Thursday, 28 June 2012

US MARKET ANALYSIS (June 28th 2012): The Short, Medium and Long Term

It's worth keeping up to date with, and discussing, how our short, medium and long term views are being affected in real-time.

After rebounding over 7% in June, it was wise to question how valid the supposed MEDIUM TERM bearish stance had become, which we began to initiate from March onwards. In early June (prior to the rebound), we felt the different timeframes suggested the following:

Note: If you're new to Big Macro Picture, check out how we look at the markets on different timeframes (LONG, MEDIUM and SHORT) to identify the different trends  that form our Big Macro Picture. Our review of leading economic data tends to help us get a lead on the month-to-month cycles of the market in the MEDIUM TERM category.

LONG TERM : Bull Phase, beginning March 2009 to present, indicated by expansionary signals in the global economy early/mid 2009, and the corresponding market recovery.

MEDIUM TERM : Bearish, beginning March 2012 to present, indicated by the deterioration of leading economic and market signals.

SHORT TERM : Bearish, indicated on a day to day basis by trend, momentum and Ichimoku technical analysis.

The main questions we began to ask were: Is the long term bull market at risk of coming to an end?  Will our medium term signals start to indicate hidden strength in the global economy/markets?


 A MEDIUM TERM bearish phase can, at the end of a bull market, turn into a LONG TERM bear market. Since the 2009-present bull market began, summer 2011 and summer 2012 are the only two times when we've questioned the health of the bull market. With a new MEDIUM TERM bearish phase beginning in March and the severity of declines in Europe, we naturally

What do we look for when assessing when a period like summer 2011 is threatening to turn into a new bear market? One of the simplest signs is whether or not we expect the United States, and other powerful economies, to enter a recession. Similarly, by mid-2009 at the end of the last bear market, we were able to identify a new bullish economic cycle forming when we believed US GDP would stop declining.

Presently, Europe and China are issuing signals that we can expect either slowing growth or contractionary conditions in 2012. However, the US economy has so far impressively diverged from the rest of the world in terms of forward-looking GDP expectations. We have no solid reason to believe the US is headed for recession in 2012 - at least, no indication so far. The same conditions prevailed in 2011, after which the US market made new highs in 2012, and avoided both a recession and a new bear market.

The Markit US PMI data in June suggested expansionary conditions should continue, and unless the ISM PMI data suggests otherwise on July 1st (or at any other point this year), we continue to have faith in the LONG TERM bull cycle from 2009-present.

US PMI by Markit - above 50 indicating expansion


The MEDIUM TERM bearish phase, which gradually became apparent from late February onwards, has shown few signs of improvement in June. However, it is vital to monitor how our leading economic and market indicators are faring, as the slightest divergence from market action can provide us with trading opportunites.

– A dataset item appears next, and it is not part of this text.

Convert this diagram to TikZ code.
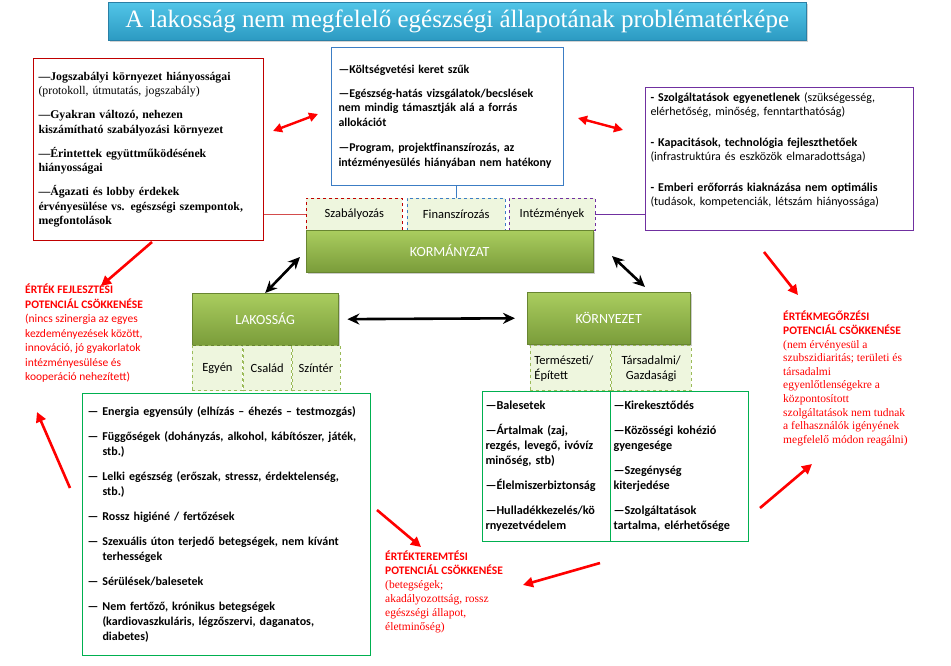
\documentclass[tikz,border=0pt]{standalone}
\usepackage{fontspec}
\setmainfont{Liberation Serif}
\newfontfamily\fntCal{Carlito}
\usepackage{xcolor}
\definecolor{cRuleRed}{HTML}{C00000}
\definecolor{cArrowRed}{HTML}{FF0000}
\definecolor{cFundBlue}{HTML}{3C7DC4}
\definecolor{cServPurple}{HTML}{7030A0}
\definecolor{cListGreen}{HTML}{00B050}
\definecolor{cLeafTop}{HTML}{AACD5F}
\definecolor{cLeafBot}{HTML}{7A9C3A}
\definecolor{cLeafPale}{HTML}{EEF6DE}
\definecolor{cLeafDash}{HTML}{9BBB59}
\definecolor{cSkyTop}{HTML}{52C5E8}
\definecolor{cSkyBot}{HTML}{2C9AC2}
\definecolor{cSkyEdge}{HTML}{2A7FA5}
\usetikzlibrary{positioning,arrows.meta,shadows}
\newcommand{\listindent}{\hspace*{15pt}}
\tikzset{
  node-box/.style={line width=1pt,align=left,inner xsep=6pt,inner ysep=4pt,anchor=north west},
  node-title/.style={anchor=north west,minimum width=698pt,minimum height=38pt,
    top color=cSkyTop,bottom color=cSkyBot,draw=cSkyEdge,text=white,
    font=\fontsize{25}{28}\selectfont,
    drop shadow={shadow xshift=2pt,shadow yshift=-2pt,opacity=0.35}},
  node-leaf/.style={anchor=north west,top color=cLeafTop,bottom color=cLeafBot,
    draw=cLeafBot!85!black,text=white,font=\fntCal\fontsize{14}{16}\selectfont,
    drop shadow={shadow xshift=1.5pt,shadow yshift=-2pt,opacity=0.4}},
  node-tab/.style={fill=cLeafPale,dashed,line width=0.8pt,draw=cLeafDash,
    align=center,inner sep=1pt,font=\fntCal\fontsize{12.5}{15}\selectfont},
  % jegyzetek (piros szöveg)
  note-red/.style={text=cArrowRed,anchor=north west,inner sep=0pt,align=left},
  line-link/.style={line width=0.8pt},
  arrow-red/.style={-{Triangle[length=10pt,width=10pt]},line width=2.6pt,draw=cArrowRed},
  arrow-red-dual/.style={{Triangle[length=9pt,width=9pt]}-{Triangle[length=9pt,width=9pt]},
    line width=2.4pt,draw=cArrowRed},
  arrow-dual/.style={{Stealth[length=12pt,width=11pt]}-{Stealth[length=12pt,width=11pt]},
    line width=2.6pt,draw=black},
}

\begin{document}
\begin{tikzpicture}[x=1pt,y=-1pt]
  \useasboundingbox (0,0) rectangle (951,666);
  \node[node-title] (title) at (108,2) {A lakosság nem megfelelő egészségi állapotának problématérképe};

  % felső dobozok
  \node[node-box,draw=cRuleRed,minimum width=230pt,minimum height=182pt,text width=220pt,
    inner xsep=5pt,font=\bfseries\fontsize{11.8}{14.5}\selectfont] (rule-list) at (33,58)
    {\textemdash Jogszabályi környezet hiányosságai\\
     {\mdseries (protokoll, útmutatás, jogszabály)}\\[9.5pt]
     \textemdash Gyakran változó, nehezen\\
     kiszámítható szabályozási környezet\\[9.5pt]
     \textemdash Érintettek együttműködésének\\
     hiányosságai\\[9.5pt]
     \textemdash Ágazati és lobby érdekek\\
     érvényesülése vs. egészségi szempontok,\\
     megfontolások};
  \node[node-box,draw=cFundBlue,minimum width=232pt,minimum height=138pt,text width=218pt,
    inner xsep=7pt,font=\fntCal\bfseries\fontsize{11.9}{14.5}\selectfont] (fund-list) at (331,47)
    {\textemdash Költségvetési keret szűk\\[9.5pt]
     \textemdash Egészség-hatás vizsgálatok/becslések\\
     nem mindig támasztják alá a forrás\\
     allokációt\\[11pt]
     \textemdash Program, projektfinanszírozás, az\\
     intézményesülés hiányában nem hatékony};
  \node[node-box,draw=cServPurple,minimum width=268pt,minimum height=143pt,text width=258pt,
    inner xsep=5pt,font=\fntCal\fontsize{12}{13.5}\selectfont] (serv-list) at (645,87)
    {\textbf{- Szolgáltatások egyenetlenek} (szükségesség,\\
     elérhetőség, minőség, fenntarthatóság)\\[18pt]
     \textbf{- Kapacitások, technológia fejleszthetőek}\\
     (infrastruktúra és eszközök elmaradottsága)\\[18pt]
     \textbf{- Emberi erőforrás kiaknázása nem optimális}\\
     (tudások, kompetenciák, létszám hiányossága)\\[6pt]\mbox{}};

  % KORMÁNYZAT
  \node[node-tab,draw=cRuleRed,minimum width=96pt,minimum height=32pt,anchor=north west] (szab) at (306,198) {Szabályozás};
  \node[node-tab,draw=cFundBlue,minimum width=98pt,minimum height=32pt,right=4pt of szab] (fin) {Finanszírozás};
  \node[node-tab,draw=cServPurple,minimum width=86pt,minimum height=32pt,right=3pt of fin] (inst) {Intézmények};
  \node[node-leaf,minimum width=287pt,minimum height=42pt] (gov) at (306,230) {KORMÁNYZAT};

  \draw[line-link,draw=cRuleRed!70] (szab.west) -- (rule-list.east |- szab.west);
  \draw[line-link,draw=cFundBlue] (fin.north) -- (fin.north |- fund-list.south);
  \draw[line-link,draw=cServPurple] (inst.east) -- (inst.east -| serv-list.west);

  % LAKOSSÁG
  \node[node-leaf,minimum width=146pt,minimum height=52pt] (lak) at (192,293) {LAKOSSÁG};
  \node[node-tab,minimum width=50pt,minimum height=45pt,below right=0pt and 0pt of lak.south west] (egyen) {Egyén};
  \node[node-tab,minimum width=48pt,minimum height=45pt,right=0pt of egyen] (csalad) {Család};
  \node[node-tab,minimum width=48pt,minimum height=45pt,right=0pt of csalad] (szinter) {Színtér};

  % KÖRNYEZET
  \node[node-leaf,minimum width=163pt,minimum height=52pt] (env) at (527,292) {KÖRNYEZET};
  \node[node-tab,minimum width=80pt,minimum height=45pt,text width=72pt,inner xsep=4pt,align=left,
    below right=1pt and 3pt of env.south west] (env-nat) {Természeti/\\Épített};
  \node[node-tab,minimum width=80pt,minimum height=45pt,right=0pt of env-nat] (env-soc) {Társadalmi/\\Gazdasági};

  % alsó listák
  \node[node-box,draw=cListGreen,minimum width=288pt,minimum height=262pt,text width=278pt,
    inner xsep=5pt,font=\fntCal\bfseries\fontsize{12}{15}\selectfont] (pop-list) at (82,393)
    {\textemdash\ Energia egyensúly (elhízás – éhezés – testmozgás)\\[10pt]
     \textemdash\ Függőségek (dohányzás, alkohol, kábítószer, játék,\\
     \listindent stb.)\\[10pt]
     \textemdash\ Lelki egészség (erőszak, stressz, érdektelenség,\\
     \listindent stb.)\\[10pt]
     \textemdash\ Rossz higiéné / fertőzések\\[10pt]
     \textemdash\ Szexuális úton terjedő betegségek, nem kívánt\\
     \listindent terhességek\\[10pt]
     \textemdash\ Sérülések/balesetek\\[10pt]
     \textemdash\ Nem fertőző, krónikus betegségek\\
     \listindent (kardiovaszkuláris, légzőszervi, daganatos,\\
     \listindent diabetes)};
  \node[node-box,draw=cListGreen,minimum width=128pt,minimum height=150pt,text width=122pt,
    inner xsep=3pt,font=\fntCal\bfseries\fontsize{12.2}{15}\selectfont] (env-nat-list) at (482,391)
    {\textemdash Balesetek\\[10pt]
     \textemdash Ártalmak (zaj,\\
     rezgés, levegő, ivóvíz\\
     minőség, stb)\\[10pt]
     \textemdash Élelmiszerbiztonság\\[10pt]
     \textemdash Hulladékkezelés/kö\\
     rnyezetvédelem};
  \node[node-box,draw=cListGreen,minimum width=138pt,minimum height=150pt,text width=132pt,
    inner xsep=3pt,font=\fntCal\bfseries\fontsize{12.2}{15}\selectfont] (env-soc-list) at (610,391)
    {\textemdash Kirekesztődés\\[10pt]
     \textemdash Közösségi kohézió\\
     gyengesége\\[10pt]
     \textemdash Szegénység\\
     kiterjedése\\[10pt]
     \textemdash Szolgáltatások\\
     tartalma, elérhetősége};

  % piros jegyzetek
  \node[note-red,font=\fntCal\fontsize{11.5}{14.5}\selectfont] (note-dev) at (25,284)
    {\textbf{ÉRTÉK FEJLESZTÉSI}\\\textbf{POTENCIÁL CSÖKKENÉSE}\\(nincs szinergia az egyes\\
     kezdeményezések között,\\innováció, jó gyakorlatok\\intézményesülése és\\kooperáció nehezített)};
  \node[note-red,font=\fontsize{11.5}{13.6}\selectfont] (note-keep) at (783,311)
    {{\fntCal\bfseries ÉRTÉKMEGŐRZÉSI}\\{\fntCal\bfseries POTENCIÁL CSÖKKENÉSE}\\(nem érvényesül a\\
     szubszidiaritás; területi és\\társadalmi\\egyenlőtlenségekre a\\központosított\\
     szolgáltatások nem tudnak\\a felhasználók igényének\\megfelelő módon reagálni)};
  \node[note-red,font=\fontsize{11.5}{14}\selectfont] (note-create) at (385,551)
    {{\fntCal\bfseries ÉRTÉKTEREMTÉSI}\\{\fntCal\bfseries POTENCIÁL CSÖKKENÉSE}\\(betegségek;\\
     akadályozottság, rossz\\egészségi állapot,\\életminőség)};

  % nyilak
  \coordinate (rd-a) at (273,131);  \coordinate (rd-b) at (318,114);
  \coordinate (rs-a) at (578,118);  \coordinate (rs-b) at (623,130);
  \coordinate (gl-a) at (300,257);  \coordinate (ge-a) at (612,256);
  \coordinate (ge-b) at (645,287);
  \coordinate (dev-a) at (152,242); \coordinate (dev-b) at (101,286);
  \coordinate (up-a) at (70,488);   \coordinate (up-b) at (37,412);
  \coordinate (cre-a) at (377,510); \coordinate (cre-b) at (421,547);
  \coordinate (cr2-a) at (600,563); \coordinate (cr2-b) at (523,585);
  \coordinate (kp-a) at (760,508);  \coordinate (kp-b) at (812,464);
  \coordinate (kp2-a) at (764,252); \coordinate (kp2-b) at (798,295);

  \draw[arrow-red-dual] (rd-a) -- (rd-b);
  \draw[arrow-red-dual] (rs-a) -- (rs-b);
  \draw[arrow-dual] (gl-a) -- (lak.north);
  \draw[arrow-dual] (ge-a) -- (ge-b);
  \draw[arrow-dual,shorten <=9pt,shorten >=12pt] (lak.east) -- (env.west);
  \draw[arrow-red] (dev-a) -- (dev-b);
  \draw[arrow-red] (up-a) -- (up-b);
  \draw[arrow-red] (cre-a) -- (cre-b);
  \draw[arrow-red] (cr2-a) -- (cr2-b);
  \draw[arrow-red] (kp-a) -- (kp-b);
  \draw[arrow-red] (kp2-a) -- (kp2-b);
\end{tikzpicture}
\end{document}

The BPNYA market-breadth indicator bottomed along with the market in early June, reflecting a short term bullish move. However, we tend to view the 20 week moving average as a fairly good measure for medium term cycles - and the BPNYA is still some way below that.  While we haven't made a lower low in BPNYA for two weeks, we are mindful of the risks in taking bullish positions within medium term bearish cycles.

Making the case for "green shoots of recovery" within this medium term phase, of course, we can be encouraged if the BPNYA weekly chart holds up. During routine market pullbacks, it is common for the BPNYA to retrace to 40-50 and eventually bottom - there are countless examples of summers when this has been the case (which you can check out on the BPNYA stockcharts link for yourself). It is not impossible that we have experienced a typical medium term pullback and have already bottomed - we're just yet to be wholly convinced.

Let's look at the global economic indicators which are useful in anticipating trends in the market. As usual for simplicity we'll stick to familiar indicators - the Markit PMI surveys and other regional business surveys. On the 21st, we received a new raft of data from the EU, which has so far been the most startling source of economic weakness.

We were provided with fairly mixed news - the majority of new data releases were below expectations, and continuations on the current MEDIUM TERM bearish trend. German Manufacturing and Services PMI both made new trend lows, as did EU Flash Manufacturing PMI. US Markit PMI fell to the lowest since July 2011, while HSBC China PMI fell to its lowest recorded reading.

On balance however, not all data was bad, and after a steep market retracement we always look for any signs of divergence in that trend. The EU Flash Services PMI and French Manufacturing and Services PMIs all beat expectations and rose for the first time since January/February. While we generally don't like to speculate on the causes of data fluctuations, we are aware that a weaker Euro and lower oil prices may serve as an automatic stabiliser for European economies, and will closely watch the data for signs of underlying economic improvement.